→ TO BE DONE: Return every line below as is, leaving out the pictures.

────────────────

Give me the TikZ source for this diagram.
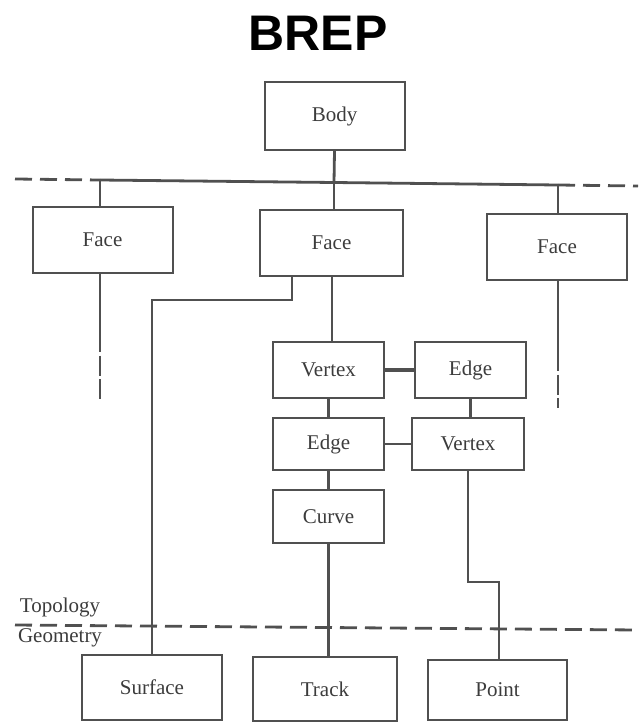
\documentclass[tikz,border=0pt]{standalone}
\usepackage{fontspec}
\setmainfont{Liberation Serif}
\newfontfamily\titlefont{Liberation Sans}
\usepackage{tikz}
\usetikzlibrary{calc}
\definecolor{linegray}{RGB}{80,80,80}
\definecolor{textgray}{RGB}{60,60,60}

\tikzset{
  box/.style={draw=linegray, line width=1pt, rectangle, inner sep=0pt,
    text=textgray, font=\fontsize{10.5}{12}\selectfont},
  bigbox/.style={box, minimum width=70pt, minimum height=33pt},
  smallbox/.style={box, minimum width=55.5pt, minimum height=27pt},
  link/.style={draw=linegray, line width=1.4pt},
  heavylink/.style={draw=linegray, line width=2.4pt},
  dashlink/.style={draw=linegray, line width=1.4pt, dash pattern=on 8.5pt off 4pt},
  brokenlink/.style={draw=linegray, line width=1.4pt, dash pattern=on 10pt off 1.8pt, dash phase=10pt}
}

\begin{document}
\begin{tikzpicture}[x=0.5pt,y=-0.5pt]
  \useasboundingbox (0,0) rectangle (638,722);

  % Title
  \node[font=\titlefont\bfseries\fontsize{25}{28}\selectfont] (title) at (318,33) {BREP};

  % Topology boxes
  \node[bigbox, minimum height=34pt] (body) at (334.5,116) {Body};
  \node[bigbox] (faceL) at (102.5,240) {Face};
  \node[bigbox, minimum width=71.5pt] (faceM) at (331.5,243) {Face};
  \node[bigbox] (faceR) at (557,247) {Face};

  \node[smallbox, minimum height=28pt] (vertexA) at (328.5,370) {Vertex};
  \node[smallbox, minimum height=28pt] (edgeA) at (470.5,370) {Edge};
  \node[smallbox, minimum height=26pt] (edgeB) at (328.5,444) {Edge};
  \node[smallbox, minimum width=56pt, minimum height=26pt] (vertexB) at (468,444) {Vertex};
  \node[smallbox, minimum height=26.5pt] (curve) at (328.5,516.5) {Curve};

  % Geometry boxes
  \node[bigbox, minimum height=32.5pt] (surface) at (152,687.5) {Surface};
  \node[bigbox, minimum width=72pt, minimum height=32pt] (track) at (325,689) {Track};
  \node[bigbox, minimum width=69.5pt, minimum height=30pt] (point) at (497.5,690) {Point};

  % Body to faces
  \coordinate (jL) at (100,180);
  \coordinate (jM) at (334,182.5);
  \coordinate (jR) at (558,185);
  \draw[link] (body.south) -- (jM);
  \draw[link] (jL) -- (jM) -- (jR);
  \draw[dashlink] (15,179) -- (jL);
  \draw[dashlink] (jR) -- (638,186);
  \draw[link] (jL) -- (jL |- faceL.north);
  \draw[link] (jM) -- (jM |- faceM.north);
  \draw[link] (jR) -- (jR |- faceR.north);

  % Faces continue down
  \coordinate (tL) at (100,352);
  \coordinate (tR) at (558,371);
  \draw[link] (tL |- faceL.south) -- (tL);
  \draw[brokenlink] (tL) -- (100,401);
  \draw[link] (tR |- faceR.south) -- (tR);
  \draw[brokenlink] (tR) -- (558,408);

  % Face to surface
  \coordinate (s1) at (292,300);
  \draw[link] (s1 |- faceM.south) -- (s1) -| (surface.north);

  % Face to vertex
  \coordinate (v1) at (332,300);
  \draw[link] (v1 |- faceM.south) -- (v1 |- vertexA.north);

  % Vertex / edge loop
  \draw[heavylink] (vertexA.east) -- (edgeA.west);
  \draw[link] (edgeA.south) -- (edgeA.south |- vertexB.north);
  \draw[link] (vertexA.south) -- (edgeB.north);
  \draw[link] (edgeB.east) -- (vertexB.west);
  \draw[link] (edgeB.south) -- (curve.north);

  % Down to geometry
  \draw[link] (curve.south) -- (curve.south |- track.north);
  \coordinate (p1) at (468,582);
  \coordinate (p2) at (499,582);
  \draw[link] (vertexB.south) -- (p1) -- (p2) -- (p2 |- point.north);

  % Topology / geometry divide
  \draw[dashlink] (15,625) -- (638,630);
  \node[text=textgray, font=\fontsize{10.5}{12}\selectfont] (topo) at (60,607) {Topology};
  \node[text=textgray, font=\fontsize{10.5}{12}\selectfont] (geo) at (60,638) {Geometry};
\end{tikzpicture}
\end{document}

────────────────

→ ANSWER:
Give me the TikZ source for this diagram.
\documentclass[tikz,border=0pt]{standalone}
\usepackage{fontspec}
\setmainfont{Liberation Serif}
\newfontfamily\titlefont{Liberation Sans}
\usepackage{tikz}
\usetikzlibrary{calc}
\definecolor{linegray}{RGB}{80,80,80}
\definecolor{textgray}{RGB}{60,60,60}

\tikzset{
  box/.style={draw=linegray, line width=1pt, rectangle, inner sep=0pt,
    text=textgray, font=\fontsize{10.5}{12}\selectfont},
  bigbox/.style={box, minimum width=70pt, minimum height=33pt},
  smallbox/.style={box, minimum width=55.5pt, minimum height=27pt},
  link/.style={draw=linegray, line width=1.4pt},
  heavylink/.style={draw=linegray, line width=2.4pt},
  dashlink/.style={draw=linegray, line width=1.4pt, dash pattern=on 8.5pt off 4pt},
  brokenlink/.style={draw=linegray, line width=1.4pt, dash pattern=on 10pt off 1.8pt, dash phase=10pt}
}

\begin{document}
\begin{tikzpicture}[x=0.5pt,y=-0.5pt]
  \useasboundingbox (0,0) rectangle (638,722);

  % Title
  \node[font=\titlefont\bfseries\fontsize{25}{28}\selectfont] (title) at (318,33) {BREP};

  % Topology boxes
  \node[bigbox, minimum height=34pt] (body) at (334.5,116) {Body};
  \node[bigbox] (faceL) at (102.5,240) {Face};
  \node[bigbox, minimum width=71.5pt] (faceM) at (331.5,243) {Face};
  \node[bigbox] (faceR) at (557,247) {Face};

  \node[smallbox, minimum height=28pt] (vertexA) at (328.5,370) {Vertex};
  \node[smallbox, minimum height=28pt] (edgeA) at (470.5,370) {Edge};
  \node[smallbox, minimum height=26pt] (edgeB) at (328.5,444) {Edge};
  \node[smallbox, minimum width=56pt, minimum height=26pt] (vertexB) at (468,444) {Vertex};
  \node[smallbox, minimum height=26.5pt] (curve) at (328.5,516.5) {Curve};

  % Geometry boxes
  \node[bigbox, minimum height=32.5pt] (surface) at (152,687.5) {Surface};
  \node[bigbox, minimum width=72pt, minimum height=32pt] (track) at (325,689) {Track};
  \node[bigbox, minimum width=69.5pt, minimum height=30pt] (point) at (497.5,690) {Point};

  % Body to faces
  \coordinate (jL) at (100,180);
  \coordinate (jM) at (334,182.5);
  \coordinate (jR) at (558,185);
  \draw[link] (body.south) -- (jM);
  \draw[link] (jL) -- (jM) -- (jR);
  \draw[dashlink] (15,179) -- (jL);
  \draw[dashlink] (jR) -- (638,186);
  \draw[link] (jL) -- (jL |- faceL.north);
  \draw[link] (jM) -- (jM |- faceM.north);
  \draw[link] (jR) -- (jR |- faceR.north);

  % Faces continue down
  \coordinate (tL) at (100,352);
  \coordinate (tR) at (558,371);
  \draw[link] (tL |- faceL.south) -- (tL);
  \draw[brokenlink] (tL) -- (100,401);
  \draw[link] (tR |- faceR.south) -- (tR);
  \draw[brokenlink] (tR) -- (558,408);

  % Face to surface
  \coordinate (s1) at (292,300);
  \draw[link] (s1 |- faceM.south) -- (s1) -| (surface.north);

  % Face to vertex
  \coordinate (v1) at (332,300);
  \draw[link] (v1 |- faceM.south) -- (v1 |- vertexA.north);

  % Vertex / edge loop
  \draw[heavylink] (vertexA.east) -- (edgeA.west);
  \draw[link] (edgeA.south) -- (edgeA.south |- vertexB.north);
  \draw[link] (vertexA.south) -- (edgeB.north);
  \draw[link] (edgeB.east) -- (vertexB.west);
  \draw[link] (edgeB.south) -- (curve.north);

  % Down to geometry
  \draw[link] (curve.south) -- (curve.south |- track.north);
  \coordinate (p1) at (468,582);
  \coordinate (p2) at (499,582);
  \draw[link] (vertexB.south) -- (p1) -- (p2) -- (p2 |- point.north);

  % Topology / geometry divide
  \draw[dashlink] (15,625) -- (638,630);
  \node[text=textgray, font=\fontsize{10.5}{12}\selectfont] (topo) at (60,607) {Topology};
  \node[text=textgray, font=\fontsize{10.5}{12}\selectfont] (geo) at (60,638) {Geometry};
\end{tikzpicture}
\end{document}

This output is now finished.